9 novembre 1753. — Je suis revenue de la campagne[2], ma chère sœur, je suis fort fâchée de l’avoir quittée ; quoiqu’il y fasse un temps affreux, je la préférerais au séjour de Paris. Je n’ai pu me résoudre à sortir ces jours-ci, et j’ai presque toujours été seule ; rien n’est plus triste quand on est aveugle ! Le chevalier d’Aulan n’est point encore revenu de la campagne, il a, je crois, de l’amitié pour moi, et je n’en doute point, mais je ne marche qu’après son amusement… Voici ce que j’ai imaginé pour mon portrait ; il est très difficile, et même impossible, que je puisse me faire peindre, surtout dans cette saison-ci ; je me lève fort tard, et à quatre heures il fait nuit.
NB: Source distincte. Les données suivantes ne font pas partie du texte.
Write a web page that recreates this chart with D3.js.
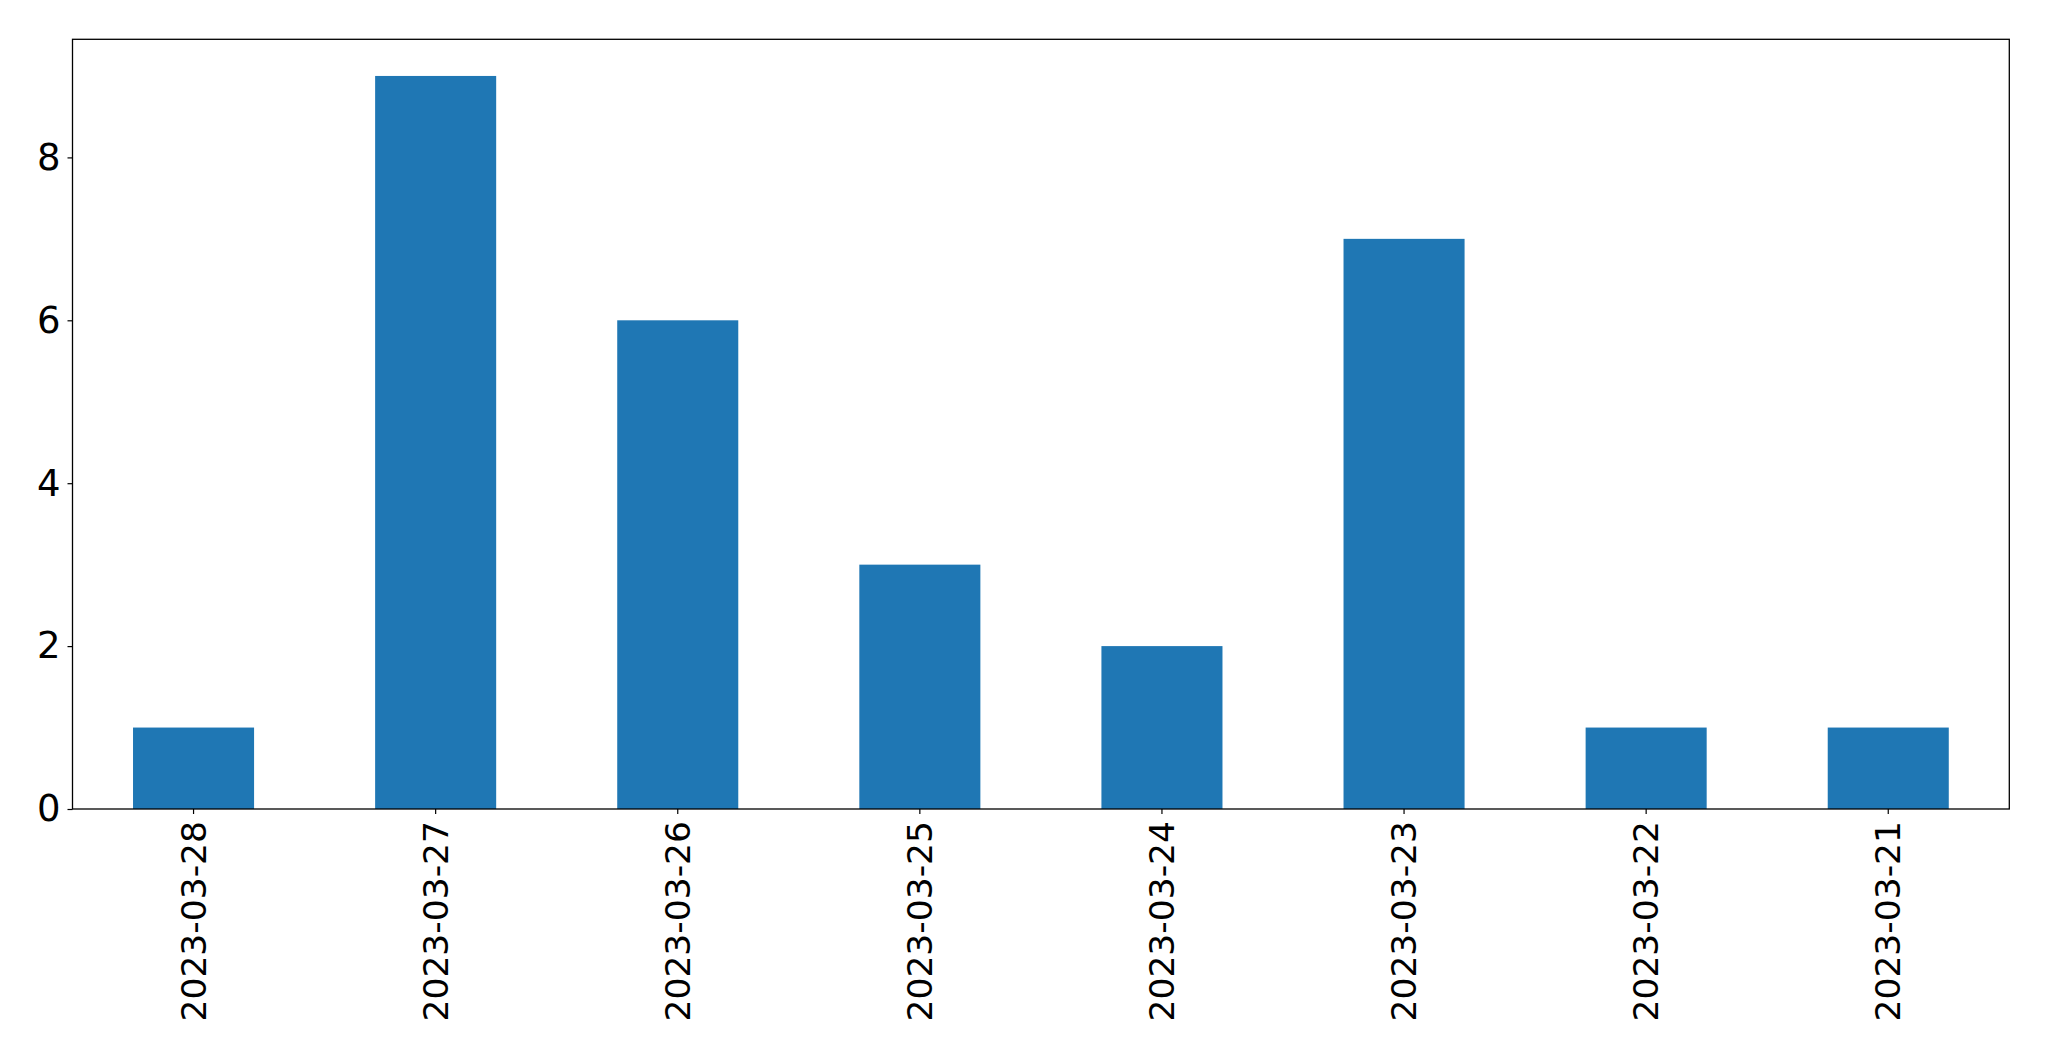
<!DOCTYPE html>
<html>
<head>
<meta charset="utf-8">
<script src="https://cdn.jsdelivr.net/npm/d3@7"></script>
<style>
  html, body { margin: 0; padding: 0; background: #fff; }
  svg { display: block; }
</style>
</head>
<body>
<svg id="chart" width="2049" height="1061"></svg>
<script>
const categories = ["2023-03-28", "2023-03-27", "2023-03-26", "2023-03-25", "2023-03-24", "2023-03-23", "2023-03-22", "2023-03-21"];
const values = [1, 9, 6, 3, 2, 7, 1, 1];
const yTicks = [0, 2, 4, 6, 8];

(function () {
const mLeft = 72.5, mRight = 2009.3, mTop = 39.3, mBottom = 809;
const yFont = 37, xFont = 34.5;
const font = "DejaVu Sans, sans-serif";

const svg = d3.select("#chart");

const x = d3.scaleBand()
  .domain(categories)
  .range([mLeft, mRight])
  .paddingInner(0.5)
  .paddingOuter(0.25);

const yMax = d3.max(values) * 1.05;
const y = d3.scaleLinear().domain([0, yMax]).range([mBottom, mTop]);

// bars
svg.append("g").selectAll("rect")
  .data(values)
  .join("rect")
  .attr("x", (d, i) => x(categories[i]))
  .attr("y", d => y(d))
  .attr("width", x.bandwidth())
  .attr("height", d => y(0) - y(d))
  .attr("fill", "#1f77b4");

// y axis
const yAxis = d3.axisLeft(y).tickValues(yTicks).tickSize(5).tickPadding(7).tickFormat(d3.format("d"));
const gy = svg.append("g").attr("transform", `translate(${mLeft},0)`).call(yAxis);
gy.select(".domain").remove();
gy.selectAll(".tick line").attr("stroke", "#000").attr("stroke-width", 1.2);
gy.selectAll(".tick text").attr("font-family", font).attr("font-size", yFont).attr("fill", "#000");

// x axis
const xAxis = d3.axisBottom(x).tickSize(5).tickPadding(0);
const gx = svg.append("g").attr("transform", `translate(0,${mBottom})`).call(xAxis);
gx.select(".domain").remove();
gx.selectAll(".tick line").attr("stroke", "#000").attr("stroke-width", 1.2);
gx.selectAll(".tick text")
  .attr("font-family", font)
  .attr("font-size", xFont)
  .attr("fill", "#000")
  .attr("text-anchor", "end")
  .attr("dy", "0.35em")
  .attr("y", 0)
  .attr("transform", "translate(0,12) rotate(-90)");

// frame
svg.append("rect")
  .attr("x", mLeft).attr("y", mTop)
  .attr("width", mRight - mLeft).attr("height", mBottom - mTop)
  .attr("fill", "none").attr("stroke", "#000").attr("stroke-width", 1.3);
})();
</script>
</body>
</html>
J’imagine donc de faire faire une copie de mon portrait peint par Gobert, qui est chez Mme de Luynes, de me faire coiffer en battant l’œil, avec une coiffe nouée sous le menton, et donner au visage l’air de vieillesse que j’ai acquis depuis qu’il a été fait ; je raisonnerai de cela avec le peintre que vous devez m’envoyer… Je m’intéresse à mon neveu, et l’attachement qu’il a pour vous m’en donne la meilleure opinion du monde. Si ma fortune répondait à mes sentimens, vous connaîtriez que votre famille est la mienne propre ; mais je suis malheureusement dans l’impossibilité de faire tout ce que je voudrais. Tout est d’un prix excessif, et c’est positivement le double

  1. Cette phrase pourrait bien viser le comte et la comtesse de Vichy, avec lesquels Mme du Deffand était alors à demi brouillée, à la suite de sa résolution de faire venir à Paris Mlle de Lespinasse.
  2. Mme du Deffand arrivait du château du Bouloy, chez M. du Trousset d’Héricourt où elle avait fait un séjour en compagnie de d’Alembert.